- glen
- Family
Ernest Thomas Chritchley, 1880-1963, was born in England. He taught high school there until 1903 when he travelled to Canada to look for his younger brother, Harry, who had left home at sixteen. The brothers were reunited in Calgary and together they hauled hay for Pat Burns. Harry went to the Peace River country in 1904 and worked as a trader. He served in First World War and died in Calgary in 1923 of wounds suffered in the war. Ernest boarded on a farm east of Olds, 1903-1904, and worked at various jobs. In 1905 he began working for the Crown Lumber Co. yard in Olds, and the following year he moved to the Calgary yard as yard foreman, bookkeeper and manager.

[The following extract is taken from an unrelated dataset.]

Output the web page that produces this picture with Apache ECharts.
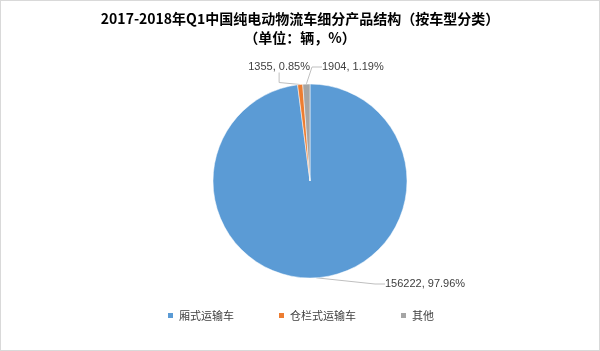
<!DOCTYPE html>
<html><head><meta charset="utf-8">
<script src="https://cdn.jsdelivr.net/npm/echarts@6/dist/echarts.min.js"></script>
<style>html,body{margin:0;padding:0;background:#fff}#c{width:600px;height:351px;box-sizing:border-box;border:1px solid #d9d9d9}</style>
</head><body><div id="c"></div>
<script>
const categories = ['厢式运输车', '仓栏式运输车', '其他'];
const values = [156222, 1355, 1904];
const percents = ['97.96%', '0.85%', '1.19%'];
const colors = ['#5B9BD5', '#ED7D31', '#A5A5A5'];
const titleLines = ['2017-2018年Q1中国纯电动物流车细分产品结构（按车型分类）', '（单位：辆，%）'];

const chart = echarts.init(document.getElementById('c'));
// label anchor placement (text layout only)
const labelPlace = [
  { x: 384, y: 283, align: 'left' },
  { x: 309, y: 66, align: 'right' },
  { x: 321, y: 66, align: 'left' }
];
chart.setOption({
  animation: false,
  title: {
    text: titleLines.join('\n'),
    left: 'center', top: 3,
    textStyle: { fontFamily: 'Noto Sans CJK SC', fontSize: 14, fontWeight: 'bold', color: '#000', lineHeight: 19 }
  },
  legend: {
    bottom: 24, left: 'center', itemWidth: 7, itemHeight: 7, itemGap: 43,
    icon: 'rect',
    textStyle: { fontFamily: 'Noto Sans CJK SC', fontSize: 11, color: '#404040', padding: [0, 0, 0, 0] },
    data: categories
  },
  series: [{
    type: 'pie',
    center: [309, 180],
    radius: 97,
    startAngle: 90,
    clockwise: true,
    avoidLabelOverlap: false,
    itemStyle: { borderColor: '#fff', borderWidth: 0.5 },
    label: {
      show: true,
      formatter: p => p.value + ', ' + percents[p.dataIndex],
      fontFamily: 'Liberation Sans', fontSize: 11, color: '#404040'
    },
    labelLine: { show: true, length: 15, length2: 10, lineStyle: { color: '#BFBFBF', width: 1 } },
    labelLayout: p => Object.assign({ verticalAlign: 'middle', hideOverlap: false }, labelPlace[p.dataIndex]),
    data: categories.map((c, i) => ({ name: c, value: values[i], itemStyle: { color: colors[i] } }))
  }]
});
</script>
</body></html>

He became managing director in 1915, a position he held until his retirement in 1950. He married Anna Ellithorpe, 1884-1981, in 1907. Anna was born in Illinois, USA and raised in Iowa. Her father was Nathaniel S. Ellithorpe, a farmer. Her mother was Annias E. Stirling (or Sterling), ca. 1869-1886, from New York, who was adopted and renamed Annie Rose Pearce. Anna moved to a homestead east of Olds with her father in 1904. She was a charter member and president of the American Woman's Club and active in their Domestic Science Department. They had one son, Harry F. Chritchley, 1908-1991. Harry F. received a degree in commerce from the University of Alberta in 1930, and worked until 1933 as a teller for the Bank of Commerce in Calgary. He married Marion Gwendolyn Hornibrook, 1910-1987, and they had one son, John H. Chritchley, 1937- . Gwen's parents were T.A. Hornibrook, a former Calgary alderman, and Hazel McKeown. Harry F. became hardware superintendent at Crown Lumber in Calgary in 1935. He served overseas in the Second World War as a lieutenant and captain in the 1st Battalion, Calgary Highlanders. He later became a lieutenant-colonel. In 1950 he was promoted to treasurer and assistant manager at Crown, and secretary and managing director in 1954. He resigned in 1956 and became vice-president of finance at Motor Car Supply Co. He worked for the Glenbow Foundation from 1967-1970, managed the Riveredge Foundation from 1970-1977, and until his retirement in 1979 was a consultant for the Devonian Group and Riveredge.